Many of you would have heard of hurricane Katrina, the devastating natural disaster that hit the United States in 2005 killing over 1500 people. You may have also heard of Hurricane Sandy in 2012, that cost US a whopping $71.4 billion. Just like that Typhoon Yolanda may have caught your attention back in November 2013, it killed over 6,300 people in the Philippines.

Typhoons, hurricanes and cyclones are examples of the wrath of mother nature. They completely destroy the areas they hit, ripping houses from the ground and tearing trees from their roots, they kill thousands of people and destroy billions worth of infrastructure, and yet there is almost nothing humans can do to stop them.

So what do humans do? Much like everything else, we find a way to systematically deal with them. We develop technology to judge where they originate from and how strong they are compared to the previous one. We organise them into categories and divide them amongst region. We also name them, oddly enough.

Economic Times

The process of naming cyclones began many years ago as a way to simplify identifying the origin of the cyclone, instead of using the technical jargon that most people would not understand.

It is important to note here that in reality, cyclones, hurricanes and typhoons are all the same thing. Their nomenclature changes according to region. For instance, ‘hurricane’ is mostly used in the Eastern Pacific belt, whereas ‘typhoon’ is most commonly associated with the Northern Pacific ocean and ‘cyclone’ is in the South Pacific and Indian ocean regions.

The main regions where these catastrophes occur are: Atlantic Ocean, Eastern Pacific , Central Pacific, West Pacific, North Indian, South West Indian Ocean, Australian and South Pacific Ocean.


How are cyclones named?

Cyclones were originally named after the place that they did the most damage, for instance the Great Galveston Hurricane of 1900 or the Louisiana Hurricane of 1893. However, by the end of the second World War, hurricanes were beginning to be named after women.
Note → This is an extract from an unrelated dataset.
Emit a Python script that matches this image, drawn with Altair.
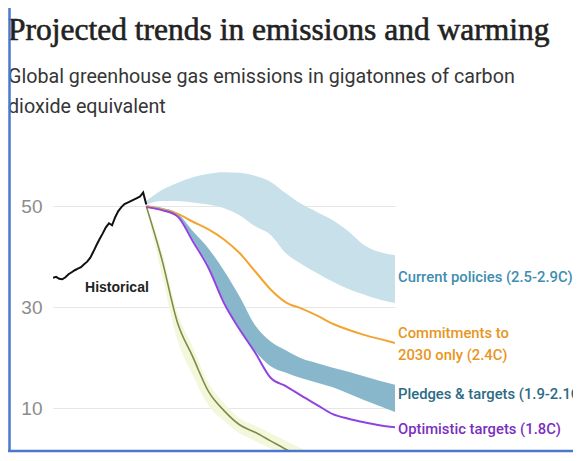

Thus began the era of Hurricane Katrina, Wilma and Sandy. With time men’s names were also included, for example Hurricane Andrew in 1992. It is important to note here that tropical cyclones are not named after specific people or in any alphabetical order. They are given names that are familiar to the people of the region.

The main purpose of naming a cyclone would be to make it easier for people to understand it, even for things like disaster management, preparedness and awareness. It’s a lot easier to raise money for Hurricane Katrina than for “Hurricane 42 Degrees East by 52 Degrees West”.

However, naming these natural disasters is not as easy as it may seem. Every region forms a committee of nations which are prone to cyclones and each country presents a list of names, which are examined by the governing body set up by the nations.

For the Indian ocean region, the committee nations are, Bangladesh, India, Maldives, Myanmar, Oman, Pakistan, Sri Lanka and Thailand, and the governing body is the Regional Specialised Meteorological Centre (RSMC), in New Delhi.

Each nation prepares a list of names which they think are suitable for a cyclone. The list is then given to the governing body, i.e RSMC, which selects eight names from each country and accordingly prepares eight lists.

Northern Indian Ocean names (as of 2010) as reported by DNA.


The most recent cyclone to hit this region was cyclone Helen, the name given by Bangladesh in List 5. Therefore the next cyclone to hit the Indian ocean region will be called Lehar, as named by India.

And there you have it, the process by which us mere mortals do whatever we can to make facing the wrath of mother nature just slightly more bearable.